Conductivity titration of a weak acid with a strong base

In this case, titration of a weak acid (e.g., acetic acid, CH3COOH) is performed with a strong base (e.g., sodium hydroxide, NaOH).

At the beginning of the titration, the conductivity of the solution is low. This is because the weak acid does not fully dissociate. When a strong base like sodium hydroxide is added, a reaction occurs with the undissociated acetic acid to form water. The release of sodium and acetate ions increases the conductivity.

The equivalence point is reached when the acetic acid has completely reacted with the sodium hydroxide. Once this happens, the conductivity considerably increases from the hydroxide ions (main contribution) and the sodium ions (minor contribution) after adding more sodium hydroxide.

Molar conductivity is the electrical conductivity of a fully dissociated ion in relation to molarity. As every type of ion conducts electricity differently, molar conductivity is a unique characteristic of each one (Table 1).

Table 1. Molar conductivity of different ions at infinite dilution.

600923080 (left) and 600925100 (right) are optimal sensors for conductivity titrations.
Figure 3. Optimal sensors for conductivity titrations must be robust and respond quickly to any changes.

Sensors for conductivity titrations

The most important parameter to consider when selecting a sensor for conductivity titration is its response time. As we are interested in the change in the conductivity, the absolute measurement value does not matter as much.

For this reason, the 4-wire conductivity measuring cell c = 0.5 cm-1 with Pt1000 (Figure 3, left) and the 5-ring conductivity measuring cell c = 0.7 cm-1 with Pt1000 (Figure 3, right) from Metrohm are most suitable. The sleeve of the 5-ring sensor is taken off before measurement.

Both sensors are ideal for conductometric titration – they are highly durable and exceptionally robust.

Advantages of conductometric titration

Conductivity titration has several advantages. First, no color indicator is needed, and therefore it is possible to titrate colored and turbid samples. Second, a single sensor can be used for all titrations. Third, even weak acids can be titrated since this method gives sharp endpoints for these kinds of samples, as shown in the example above.

Advantages of using conductometric titration

  1. Easy handling
  2. Maintenance-free electrode
  3. No reference electrode needed
  4. No indicator required
  5. Possibility to titrate very dilute solutions down to 0.001 mol/L

Conductometric titration in OMNIS is simple to run. Depending on the reaction, the user can readily adjust the titration parameters to achieve reliable results.
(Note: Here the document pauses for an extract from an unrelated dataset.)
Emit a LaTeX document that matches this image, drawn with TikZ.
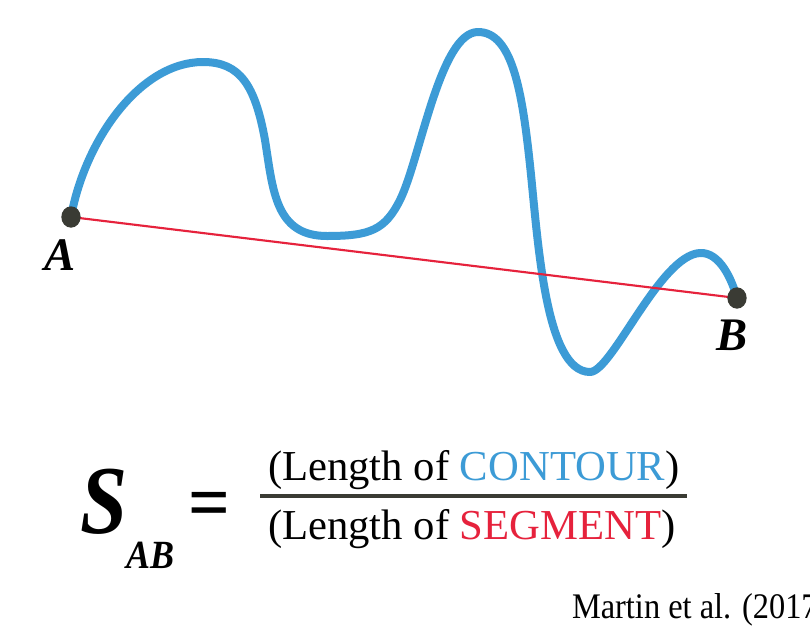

If a curve is difficult to evaluate, OMNIS offers users a comprehensive toolbox. The software allows for the addition of optimal tangents (straight lines) to the curve. Also, users can establish a measuring window to pinpoint the specific area where the endpoint should be identified. This can be flexibly adjusted for both the conductivity and the volume.


Overall, conductivity titration is a valuable analytical method for determining the concentration of ionic compounds in solutions. It offers a fast and precise alternative to conventional titration methods and allows the examination of many samples for their ionic content.
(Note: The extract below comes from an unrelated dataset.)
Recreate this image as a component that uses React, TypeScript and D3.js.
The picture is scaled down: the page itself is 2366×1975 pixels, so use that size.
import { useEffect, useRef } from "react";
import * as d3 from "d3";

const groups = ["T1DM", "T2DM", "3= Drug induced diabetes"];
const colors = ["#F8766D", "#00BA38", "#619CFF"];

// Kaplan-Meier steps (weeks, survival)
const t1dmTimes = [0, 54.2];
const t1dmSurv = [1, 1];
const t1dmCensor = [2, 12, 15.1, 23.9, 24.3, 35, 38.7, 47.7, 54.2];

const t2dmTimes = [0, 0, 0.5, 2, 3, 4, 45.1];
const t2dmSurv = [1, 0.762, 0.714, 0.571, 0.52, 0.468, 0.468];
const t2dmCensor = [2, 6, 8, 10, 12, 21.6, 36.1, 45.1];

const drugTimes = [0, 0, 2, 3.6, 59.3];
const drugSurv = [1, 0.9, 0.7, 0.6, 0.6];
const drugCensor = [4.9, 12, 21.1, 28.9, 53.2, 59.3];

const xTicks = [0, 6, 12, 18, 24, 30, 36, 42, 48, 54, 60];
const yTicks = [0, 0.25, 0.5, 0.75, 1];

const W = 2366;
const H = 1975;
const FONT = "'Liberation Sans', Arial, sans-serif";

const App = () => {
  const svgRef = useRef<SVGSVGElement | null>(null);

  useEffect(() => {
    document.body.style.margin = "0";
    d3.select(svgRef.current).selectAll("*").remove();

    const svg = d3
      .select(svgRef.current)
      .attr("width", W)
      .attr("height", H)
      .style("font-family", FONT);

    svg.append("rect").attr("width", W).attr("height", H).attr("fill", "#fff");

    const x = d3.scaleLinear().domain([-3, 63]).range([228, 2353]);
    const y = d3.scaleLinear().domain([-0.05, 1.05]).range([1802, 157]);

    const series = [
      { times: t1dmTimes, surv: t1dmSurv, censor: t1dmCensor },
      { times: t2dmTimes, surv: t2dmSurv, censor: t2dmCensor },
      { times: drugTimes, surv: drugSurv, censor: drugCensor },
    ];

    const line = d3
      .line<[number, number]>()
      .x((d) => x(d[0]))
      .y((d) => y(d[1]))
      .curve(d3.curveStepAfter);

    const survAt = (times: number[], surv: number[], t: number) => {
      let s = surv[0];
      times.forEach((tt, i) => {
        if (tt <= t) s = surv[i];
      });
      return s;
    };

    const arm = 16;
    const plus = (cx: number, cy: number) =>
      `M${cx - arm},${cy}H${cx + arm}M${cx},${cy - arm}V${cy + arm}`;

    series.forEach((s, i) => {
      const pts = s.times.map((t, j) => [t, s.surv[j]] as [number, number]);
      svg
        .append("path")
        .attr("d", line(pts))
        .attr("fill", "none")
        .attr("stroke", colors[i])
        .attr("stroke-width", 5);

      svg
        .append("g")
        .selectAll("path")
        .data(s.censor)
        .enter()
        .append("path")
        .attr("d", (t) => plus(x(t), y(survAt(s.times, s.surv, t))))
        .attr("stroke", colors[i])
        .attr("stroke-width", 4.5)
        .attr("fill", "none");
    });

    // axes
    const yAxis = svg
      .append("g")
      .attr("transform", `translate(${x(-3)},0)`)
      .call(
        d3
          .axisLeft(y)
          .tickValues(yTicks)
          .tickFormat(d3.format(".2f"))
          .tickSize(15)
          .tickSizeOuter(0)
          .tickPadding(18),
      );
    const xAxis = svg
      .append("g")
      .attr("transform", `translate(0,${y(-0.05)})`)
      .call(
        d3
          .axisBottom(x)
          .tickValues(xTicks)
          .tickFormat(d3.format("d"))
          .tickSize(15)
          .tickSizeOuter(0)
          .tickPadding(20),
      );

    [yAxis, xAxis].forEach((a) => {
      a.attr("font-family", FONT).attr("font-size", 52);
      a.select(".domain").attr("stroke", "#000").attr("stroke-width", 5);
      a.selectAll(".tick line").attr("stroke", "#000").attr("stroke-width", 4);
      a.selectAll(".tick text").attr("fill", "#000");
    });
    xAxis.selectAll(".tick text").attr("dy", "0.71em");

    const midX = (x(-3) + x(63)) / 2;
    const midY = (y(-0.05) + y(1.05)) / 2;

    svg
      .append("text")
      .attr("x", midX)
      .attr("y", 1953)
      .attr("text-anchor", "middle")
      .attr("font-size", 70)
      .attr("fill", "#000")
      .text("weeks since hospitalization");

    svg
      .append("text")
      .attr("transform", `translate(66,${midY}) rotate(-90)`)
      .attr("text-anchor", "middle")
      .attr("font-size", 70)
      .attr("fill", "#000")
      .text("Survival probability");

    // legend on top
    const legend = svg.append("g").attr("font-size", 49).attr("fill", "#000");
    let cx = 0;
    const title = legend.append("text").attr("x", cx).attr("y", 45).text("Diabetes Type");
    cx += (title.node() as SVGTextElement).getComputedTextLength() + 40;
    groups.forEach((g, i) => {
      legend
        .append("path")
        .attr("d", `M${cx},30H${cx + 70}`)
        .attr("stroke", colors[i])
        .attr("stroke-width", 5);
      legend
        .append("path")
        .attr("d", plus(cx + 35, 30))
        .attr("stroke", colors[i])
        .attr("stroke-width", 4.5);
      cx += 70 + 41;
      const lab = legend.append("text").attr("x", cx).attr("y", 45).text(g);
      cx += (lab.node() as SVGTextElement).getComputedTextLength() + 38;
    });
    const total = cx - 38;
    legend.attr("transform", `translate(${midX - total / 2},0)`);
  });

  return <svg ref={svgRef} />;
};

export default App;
It also offers some advantages over classical potentiometric titration. The conductivity sensor exhibits high durability, requires no preconditioning, and it can be effortlessly cleaned with a cloth. The sensor requires no maintenance. Since the ions involved in the reaction are measured directly, there is no need for an indicator.

OMNIS software from Metrohm improves the efficiency and accuracy of conductometric titration.
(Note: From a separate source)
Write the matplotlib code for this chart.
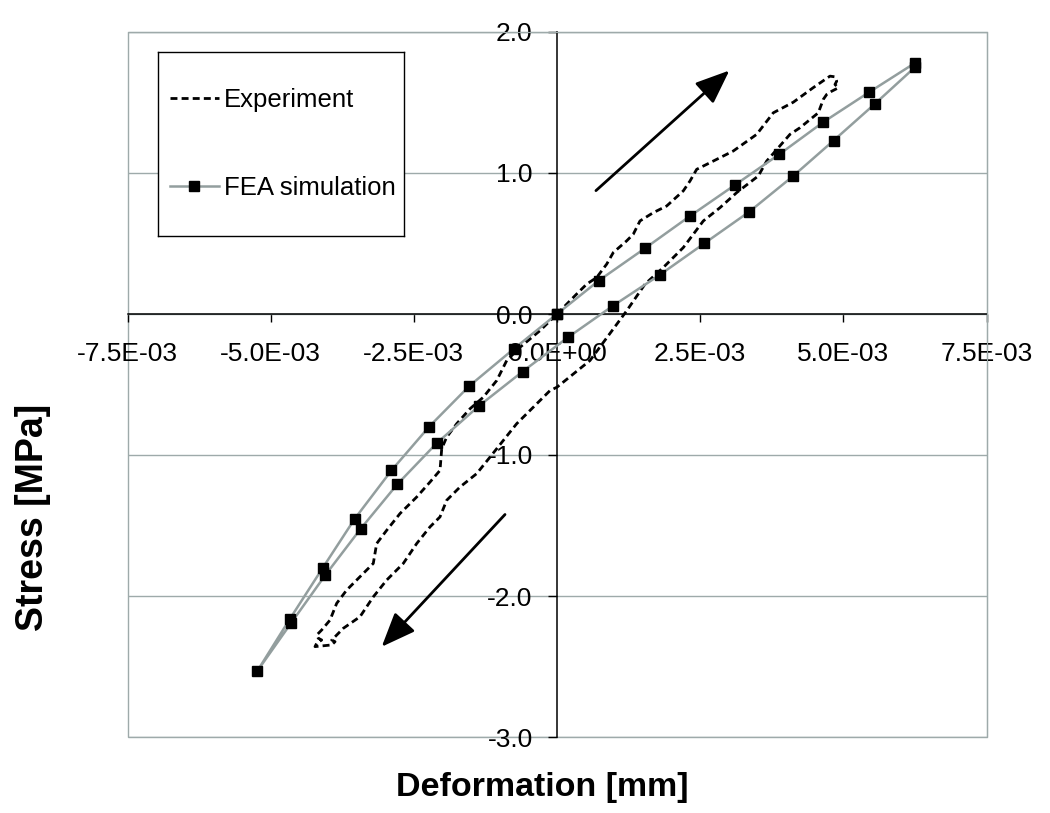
import matplotlib.pyplot as plt
import matplotlib.ticker as mticker
from matplotlib.patches import Rectangle
import numpy as np

plt.rcParams['font.family'] = ['Liberation Sans', 'DejaVu Sans']

# measured hysteresis loop (x in 1e-3 mm)
exp_x = np.array([0, 0.344, 0.519, 0.693, 0.868, 0.983, 1.217, 1.332, 1.449, 1.682, 1.915, 2.205, 2.322,
                  2.439, 2.672, 3.078, 3.487, 3.777, 4.126, 4.470, 4.680, 4.767, 4.854, 4.884, 4.854,
                  4.912, 4.797, 4.709, 4.650, 4.563, 4.243, 4.068, 3.662, 3.515, 3.138, 2.846, 2.555,
                  2.205, 1.856, 1.537, 1.217, 0.576, 0.0, -0.122, -0.471, -0.704, -0.938, -1.170,
                  -1.402, -1.694, -1.926, -2.043, -2.218, -2.450, -2.684, -2.974, -3.208, -3.440,
                  -3.731, -3.876, -3.934, -3.876, -3.934, -4.226, -4.196, -4.109, -4.168, -4.196,
                  -4.109, -3.964, -3.847, -3.673, -3.383, -3.208, -3.149, -2.974, -2.741, -2.450,
                  -2.218, -2.043, -2.013, -1.926, -1.751, -1.519, -1.287, -1.053, -0.878, -0.646,
                  -0.297, 0]) * 1e-3
exp_y = [0, 0.142, 0.212, 0.259, 0.354, 0.436, 0.519, 0.566, 0.660, 0.719, 0.766, 0.873, 0.943,
         1.026, 1.073, 1.156, 1.274, 1.427, 1.502, 1.604, 1.663, 1.687, 1.682, 1.651, 1.628,
         1.604, 1.580, 1.557, 1.522, 1.427, 1.321, 1.274, 1.085, 0.979, 0.861, 0.754, 0.660,
         0.471, 0.330, 0.212, 0.023, -0.330, -0.519, -0.543, -0.684, -0.778, -0.897, -1.015,
         -1.132, -1.227, -1.321, -1.439, -1.510, -1.628, -1.769, -1.887, -2.006, -2.147,
         -2.229, -2.289, -2.312, -2.324, -2.347, -2.359, -2.335, -2.312, -2.300, -2.277,
         -2.241, -2.171, -2.052, -1.958, -1.840, -1.769, -1.628, -1.534, -1.415, -1.298,
         -1.192, -1.109, -0.955, -0.873, -0.778, -0.672, -0.590, -0.472, -0.330, -0.236,
         -0.118, 0]

# FEA loop (x in 1e-3 mm)
fea_x = np.array([0, 0.73, 1.54, 2.32, 3.10, 3.88, 4.65, 5.45, 6.25, 6.25, 5.55, 4.83, 4.12, 3.36,
                  2.57, 1.79, 0.98, 0.19, -0.60, -1.36, -2.10, -2.79, -3.43, -4.05, -4.64, -5.23,
                  -4.67, -4.09, -3.53, -2.89, -2.23, -1.53, -0.75, 0]) * 1e-3
fea_y = [0, 0.237, 0.467, 0.694, 0.913, 1.132, 1.361, 1.573, 1.78, 1.75, 1.49, 1.23, 0.977, 0.726,
         0.50, 0.276, 0.059, -0.166, -0.408, -0.651, -0.916, -1.208, -1.524, -1.854, -2.19, -2.53,
         -2.166, -1.80, -1.451, -1.109, -0.798, -0.51, -0.246, 0]

x_ticks = [-7.5e-3, -5.0e-3, -2.5e-3, 0.0, 2.5e-3, 5.0e-3, 7.5e-3]
y_ticks = [-3, -2, -1, 0, 1, 2]

# loading / unloading arrows (tail, tip)
arrow_up = ((0.68e-3, 0.875), (3.01e-3, 1.727))
arrow_down = ((-0.908e-3, -1.422), (-3.061e-3, -2.360))

grid_col = '#9eaaaa'
fea_col = '#939e9e'

fig = plt.figure(figsize=(10.5, 8.13), dpi=100)
ax = fig.add_axes([127.5 / 1050, 1 - 737 / 813, 859 / 1050, 705 / 813])

l_exp, = ax.plot(exp_x, exp_y, color='black', lw=2.0, dashes=(2.5, 1.5), label='Experiment')
l_fea, = ax.plot(fea_x, fea_y, color=fea_col, lw=1.8, marker='s', markersize=6.8,
                 markerfacecolor='black', markeredgecolor='black', label='FEA simulation')

for tail, tip in (arrow_up, arrow_down):
    ax.annotate('', xy=tip, xytext=tail,
                arrowprops=dict(arrowstyle='-|>,head_length=0.42,head_width=0.17',
                                mutation_scale=50, color='black', lw=2, shrinkA=0, shrinkB=0))

ax.set_xlim(-7.5e-3, 7.5e-3)
ax.set_ylim(-3, 2)
ax.set_xticks(x_ticks)
ax.set_yticks(y_ticks)
ax.xaxis.set_major_formatter(mticker.FuncFormatter(lambda v, p: f'{v:.1E}'))
ax.yaxis.set_major_formatter(mticker.FuncFormatter(lambda v, p: f'{v:.1f}'))

ax.spines['left'].set_position(('data', 0))
ax.spines['bottom'].set_position(('data', 0))
for s in ('left', 'bottom'):
    ax.spines[s].set_color('black')
    ax.spines[s].set_linewidth(1.1)
    ax.spines[s].set_zorder(1.5)
for s in ('top', 'right'):
    ax.spines[s].set_color(grid_col)
ax.add_patch(Rectangle((0, 0), 1, 1, transform=ax.transAxes, fill=False,
                       edgecolor=grid_col, lw=1, zorder=0.5, clip_on=False))

ax.tick_params(axis='x', direction='out', length=6, width=1, labelsize=19, pad=14.5)
ax.tick_params(axis='y', direction='out', length=6.5, width=1, labelsize=19, pad=11)
ax.yaxis.grid(True, color=grid_col, lw=1)
ax.set_axisbelow(True)

fig.text(542 / 1050, 1 - 787 / 813, 'Deformation [mm]', fontsize=24.5, fontweight='bold',
         ha='center', va='center')
fig.text(33 / 1050, 1 - 517 / 813, 'Stress [MPa]', fontsize=27, fontweight='bold',
         ha='center', va='center', rotation=90)

# legend box
lax = fig.add_axes([158.3 / 1050, 1 - 236 / 813, 245.7 / 1050, 184.3 / 813])
lax.set_xticks([])
lax.set_yticks([])
for s in lax.spines.values():
    s.set_color('black')
    s.set_linewidth(1)
lax.legend(handles=[l_exp, l_fea], loc='center left', frameon=False, fontsize=18.5,
           labelspacing=2.5, handlelength=1.9, handletextpad=0.22, borderaxespad=0.05,
           borderpad=0.4, numpoints=1)

fig.savefig('out.png', dpi=100)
The user has ultimate control and precision over the analysis with functions like smoothing, defining linear range, adjusting weighting factors, and flexible endpoint evaluation. This capability ensures reliable performance of conductivity titrations and the acquisition of accurate results. OMNIS software is therefore a valuable solution for laboratories that want to perform conductometric titrations.